As I walk through the doors of Jiva Spa, Taj Land's End in Bandra, after a long day at work, an ebullient receptionist greets me with a namaste. Soon after, Archana Kadwadkar leads me to the waiting room, where she pours me a hot cup fo Vishudhi chai. I get a strong whiff of the jaggery as I sip the refreshing drink from the Yam cup. “It's made from indigenous clay by underprivileged people in Pondicherry,” she adds as she sees me admiring my cup. Made from fresh organic jaggery, lemon and granished with a whole-leaf basil, the tea is meant to detoxify.
The philosophy of Jiva Spa is rooted in India’s ancient approach to wellness and the treatments are drawn on this, the fabled lifestyle and culture of Indian royalty and the healing therapies, which embrace Indian spirituality.
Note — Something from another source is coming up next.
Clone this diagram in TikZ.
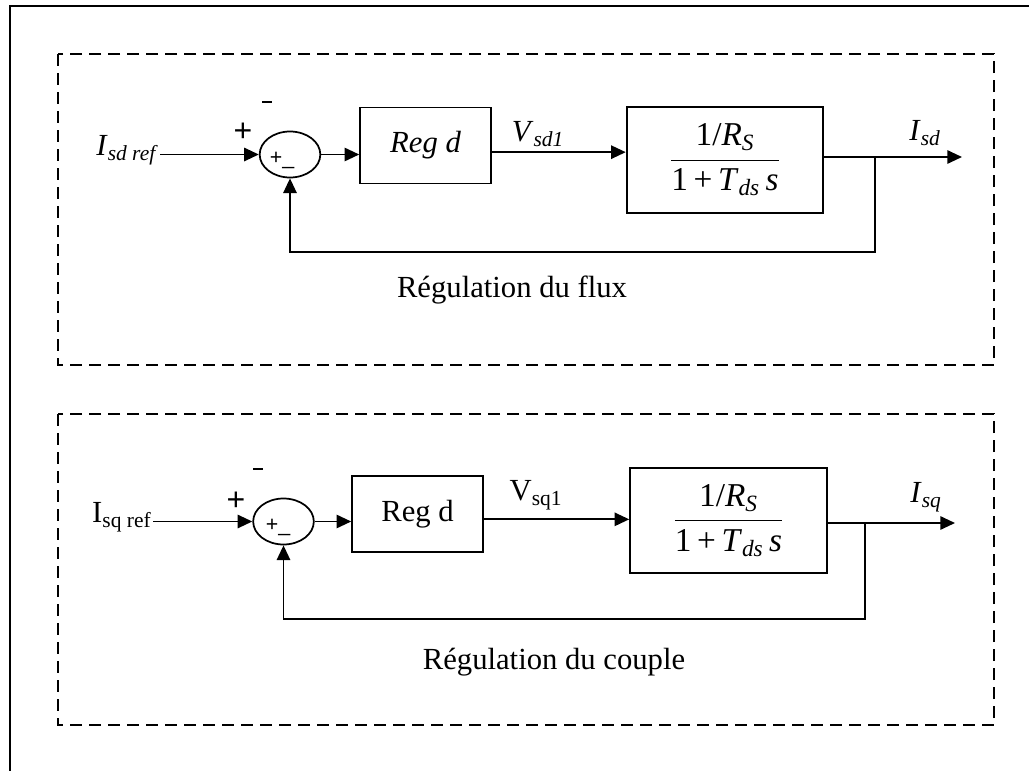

The names of the treatments–Pāda (foot) Mardanā (massage), Prishta Mardanā (back treatment), Sammardanā (Indian deep tissue massage) as well as the names of the treatment rooms–Sangam, Akash, Prithvi. Agni, Aakash and Ap–originate from Sanskrit. There are signature experiences, Indian therapies, Indian aromatherapy, body rituals and the spa indulgence to choose from.
“What is your plan for the evening after the spa? Do you plan to go home and relax?” she asks. Well, I planned to work. “Ōrja Dāyakā then. It's an energising massage which will lift your spirits and make you want to work,” she advises. Their spa treatments are wholistic and meant to soothe the body, mind and soul. “We talk to our guests, try and understand their background and then help them choose a treatment that suits their lifestyle,” she explains. Archana introduces me to my therapist Kimi who advices me to indulge in the steam or sauna before my therapy begins. “15 minutes of steam or sauna before the therapy is good for blood circulation and helps the blends used during the massage to penetrate into the skin after the massage. Avoid having a shower for two hours after the treatment to get the maximum benefits,” she tells me before she leaves me in Kimi.'s care.
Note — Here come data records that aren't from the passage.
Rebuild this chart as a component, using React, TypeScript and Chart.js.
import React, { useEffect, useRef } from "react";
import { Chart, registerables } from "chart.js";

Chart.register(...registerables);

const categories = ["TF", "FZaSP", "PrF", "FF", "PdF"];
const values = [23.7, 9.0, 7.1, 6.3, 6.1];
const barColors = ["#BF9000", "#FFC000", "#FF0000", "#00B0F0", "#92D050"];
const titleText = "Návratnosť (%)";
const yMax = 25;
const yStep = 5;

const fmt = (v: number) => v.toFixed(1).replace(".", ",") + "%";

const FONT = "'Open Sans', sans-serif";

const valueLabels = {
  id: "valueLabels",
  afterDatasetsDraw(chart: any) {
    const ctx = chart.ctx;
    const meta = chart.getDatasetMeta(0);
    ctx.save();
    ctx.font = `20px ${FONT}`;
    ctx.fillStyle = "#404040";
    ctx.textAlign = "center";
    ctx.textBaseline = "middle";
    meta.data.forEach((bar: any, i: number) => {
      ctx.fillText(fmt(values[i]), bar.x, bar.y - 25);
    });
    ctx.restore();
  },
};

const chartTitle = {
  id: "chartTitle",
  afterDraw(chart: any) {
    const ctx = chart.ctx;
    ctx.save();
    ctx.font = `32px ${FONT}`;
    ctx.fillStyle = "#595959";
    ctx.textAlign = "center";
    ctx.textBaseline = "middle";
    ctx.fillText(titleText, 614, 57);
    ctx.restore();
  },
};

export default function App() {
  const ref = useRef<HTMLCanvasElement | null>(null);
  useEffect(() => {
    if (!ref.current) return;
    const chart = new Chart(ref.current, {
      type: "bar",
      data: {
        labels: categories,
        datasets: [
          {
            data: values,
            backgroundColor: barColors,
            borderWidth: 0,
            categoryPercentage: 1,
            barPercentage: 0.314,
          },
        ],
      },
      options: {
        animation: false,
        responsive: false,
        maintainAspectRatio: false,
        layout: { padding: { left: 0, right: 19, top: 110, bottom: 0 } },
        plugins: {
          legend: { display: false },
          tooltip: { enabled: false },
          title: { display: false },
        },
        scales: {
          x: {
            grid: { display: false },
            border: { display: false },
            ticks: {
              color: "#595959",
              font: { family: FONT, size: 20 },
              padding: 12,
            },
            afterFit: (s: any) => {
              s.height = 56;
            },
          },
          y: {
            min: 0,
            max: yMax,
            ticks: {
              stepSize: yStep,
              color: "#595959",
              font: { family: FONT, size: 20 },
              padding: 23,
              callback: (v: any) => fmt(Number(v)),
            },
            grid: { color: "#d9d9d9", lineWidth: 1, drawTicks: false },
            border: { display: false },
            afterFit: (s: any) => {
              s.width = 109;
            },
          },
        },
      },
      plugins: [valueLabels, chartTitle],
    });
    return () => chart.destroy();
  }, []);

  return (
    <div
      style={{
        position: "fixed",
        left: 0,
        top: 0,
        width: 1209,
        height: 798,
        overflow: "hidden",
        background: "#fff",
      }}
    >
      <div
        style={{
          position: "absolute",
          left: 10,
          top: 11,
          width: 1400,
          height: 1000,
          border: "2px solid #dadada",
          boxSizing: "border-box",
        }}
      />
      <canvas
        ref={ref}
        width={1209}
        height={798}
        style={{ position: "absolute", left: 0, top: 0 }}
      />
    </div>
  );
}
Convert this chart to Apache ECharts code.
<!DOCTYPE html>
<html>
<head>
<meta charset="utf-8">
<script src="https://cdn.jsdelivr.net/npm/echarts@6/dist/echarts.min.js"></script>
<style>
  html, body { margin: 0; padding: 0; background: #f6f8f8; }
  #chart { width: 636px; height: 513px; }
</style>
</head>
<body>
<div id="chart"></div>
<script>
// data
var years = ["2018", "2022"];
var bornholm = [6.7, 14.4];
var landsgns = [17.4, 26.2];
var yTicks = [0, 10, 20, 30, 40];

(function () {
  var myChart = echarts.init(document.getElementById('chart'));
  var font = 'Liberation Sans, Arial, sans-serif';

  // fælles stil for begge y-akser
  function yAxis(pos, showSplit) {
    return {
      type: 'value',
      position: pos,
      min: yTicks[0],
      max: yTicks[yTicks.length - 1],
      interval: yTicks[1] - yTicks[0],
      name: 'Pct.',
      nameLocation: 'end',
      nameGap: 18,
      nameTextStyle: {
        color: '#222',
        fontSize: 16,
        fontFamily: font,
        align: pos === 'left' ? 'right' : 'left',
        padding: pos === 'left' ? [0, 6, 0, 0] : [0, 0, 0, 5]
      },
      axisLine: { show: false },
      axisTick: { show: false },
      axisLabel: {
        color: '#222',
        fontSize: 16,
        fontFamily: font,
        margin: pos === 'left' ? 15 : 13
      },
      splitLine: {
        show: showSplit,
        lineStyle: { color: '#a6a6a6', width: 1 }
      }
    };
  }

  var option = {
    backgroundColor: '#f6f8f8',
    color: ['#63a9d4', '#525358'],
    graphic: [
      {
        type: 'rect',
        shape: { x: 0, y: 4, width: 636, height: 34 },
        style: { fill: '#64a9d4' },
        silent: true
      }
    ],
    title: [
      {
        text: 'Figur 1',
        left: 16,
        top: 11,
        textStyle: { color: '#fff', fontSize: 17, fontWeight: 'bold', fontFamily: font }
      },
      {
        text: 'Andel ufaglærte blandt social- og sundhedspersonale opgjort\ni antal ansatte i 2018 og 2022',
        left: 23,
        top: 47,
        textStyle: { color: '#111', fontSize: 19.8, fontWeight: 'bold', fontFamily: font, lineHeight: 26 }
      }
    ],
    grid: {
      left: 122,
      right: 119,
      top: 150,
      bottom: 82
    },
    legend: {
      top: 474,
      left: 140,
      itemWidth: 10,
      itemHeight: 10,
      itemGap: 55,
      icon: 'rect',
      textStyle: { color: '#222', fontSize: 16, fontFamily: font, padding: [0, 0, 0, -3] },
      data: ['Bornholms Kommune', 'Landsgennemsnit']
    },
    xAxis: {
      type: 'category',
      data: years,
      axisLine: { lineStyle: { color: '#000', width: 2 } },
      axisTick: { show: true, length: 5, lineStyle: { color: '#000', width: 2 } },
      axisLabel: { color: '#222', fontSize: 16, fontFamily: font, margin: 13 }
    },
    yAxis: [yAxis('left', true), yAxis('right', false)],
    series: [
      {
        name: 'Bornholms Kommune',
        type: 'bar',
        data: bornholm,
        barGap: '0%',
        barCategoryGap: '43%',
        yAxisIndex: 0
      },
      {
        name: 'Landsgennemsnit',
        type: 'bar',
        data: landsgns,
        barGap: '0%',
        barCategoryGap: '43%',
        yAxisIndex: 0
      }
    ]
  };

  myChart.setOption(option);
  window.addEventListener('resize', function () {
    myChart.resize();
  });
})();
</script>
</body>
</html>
After the steam, Kimi is ready to guide me to my therapy room. I soak my feet in a vessel of cold water with rose petals. “This will detoxify and refresh you,” says Kimi as she pours a mixture of tulasi, lime, ajwain and ashwangangha over my feet. And then begins the therapy. “The linen is herbally dyed and is eco-friendly. Henna, pomegranate leaf and other herbs are used for the motifs,” Kimi informs me. She massages my feet from the heel to the toe, in a circular motion with an energising mixture of nagarmotha, which uplifts the senses; fennel, which is a stimulator; tulasi, which gives clarity of mind and has anti-bacterial properties; black seed sesame and ashwagangha, work as rejuvenating agents. She massages my ankles, slowly graduates to the calf and eventually the entire leg. The massage —a soothing experience which made me aware of the aches that I didn't know existed. The music is soothing—I can picture green forests as I listen to the music of birds chirping in the background and can visualise the ducks I hear quacking and splashing in a pond. She kneads away the aches in my back with, if I am not mistaken, her elbows; relieves the tension in my shoulders and soothes my face with a blend of palmarosa, mogra, ashwagandha and amla with those magical fingers. It’s an hour of total bliss. After the therapy, Kimi garlands me with rajanīgandhā (tuberose) and offers me another glass of steaming Vishudhi chai. She shows me to the shower, but reminds me of Archana’s advice to let the blends soak into the skin. I decide to follow her advice and step out into reality feeling energised enough to take on the world. The blends are light and thankfully, I don’t look like an oil tank has emptied itself all over me. I ensure that I leave the blends on for two hours; Archana was right, I feel like working, I can think better and I feel happier. I even decide to wake up at 5 am to make a photography trip down to Sewri to capture the flamingoes.